La Cour ajoute un manque de recettes de 6 à 10 milliards d'euros (à cause, dénonce-t-elle, de « prévisions initiales trop optimistes »), et la sous-évaluation de l'impact de deux contentieux fiscaux perdus pour la coquette somme de 7 à 8 milliards d’euros à payer entre 2013 et 2014: « Leurs conséquences, pourtant prévisibles, n’ont été que très partiellement prises en compte dans le budget 2012 et dans le programme de stabilité. » Et d'ajouter: « Depuis plusieurs décennies, la France est loin d’avoir été exemplaire dans la gestion de ses finances publiques. Sa crédibilité en est affectée.» Effectivement, nous avons perdu notre Triple A le 13 janvier dernier. 
Maintenant, la rigueur !
L'objectif promis est de ramener le déficit budgétaire, de 102 milliards d'euros l'an dernier (5,2% du PIB), à moins de 4,5% du PIB en 2012 et moins de 3% en 2013. Pour ce dernier exercice, la Cour affiche la couleur: « L’effort à fournir en 2013 sera beaucoup plus important : dans l’hypothèse d’une croissance de 1%, la Cour l’évalue à 33 Md€ de mesures nouvelles, qui devront être partagées entre économies sur les dépenses et recettes nouvelles.»
Au gouvernement ou au sein de sa majorité parlementaire, on évite de parler de rigueur, a fortiori d'austérité. Politiquement, ils ont raison. Médias et personnel politique adorent ses termes qui permettent d'alimenter des polémiques sémantiques à longueur de journées, voire de semaines.

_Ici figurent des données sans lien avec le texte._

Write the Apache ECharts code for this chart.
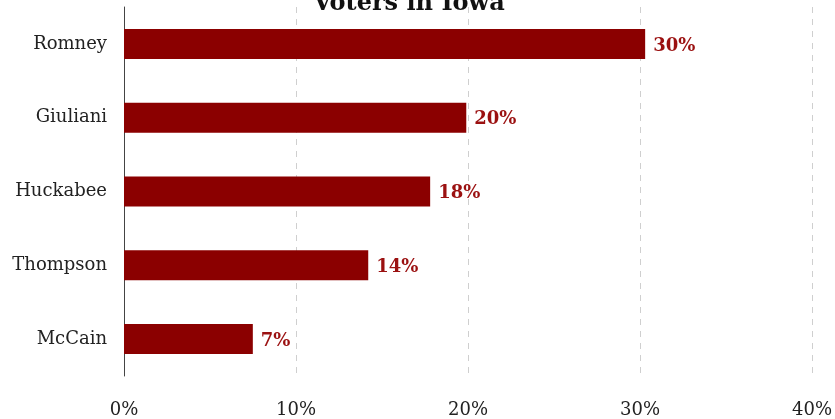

Mais entre nous, appelons un chat un chat. Il va falloir passer par une phase de rigueur. Après cinq années d'irresponsabilité budgétaire, ce n'est pas de la rigueur sarkozyste mais du redressement juste qu'il faut au pays. 
La Cour des Comptes prévient: avec 1,5% de croissance du PIB l'an prochain, il faudra quand même 28 milliards d'euros de baisse du déficit. Avec seulement 1%, l'effort monte à 33 milliards. Si le ralentissement se poursuit, avec 0,5% de croissance seulement, l'addition monte à 38 milliards d'euros.
Les recommandations de la Cour sont sans surprise:
1. Une « stabilisation » des frais de personnel de l'Etat (80 milliards d'euros par an). Pour se permettre d'augmenter le traitement des fonctionnaires, il faudrait réduire leur nombre («Seule une baisse globale des effectifs laisse des marges de manœuvre en matière de politique salariale. »). On connaît l'argument, Sarkozy l'a pratiqué... avec le succès que l'on sait.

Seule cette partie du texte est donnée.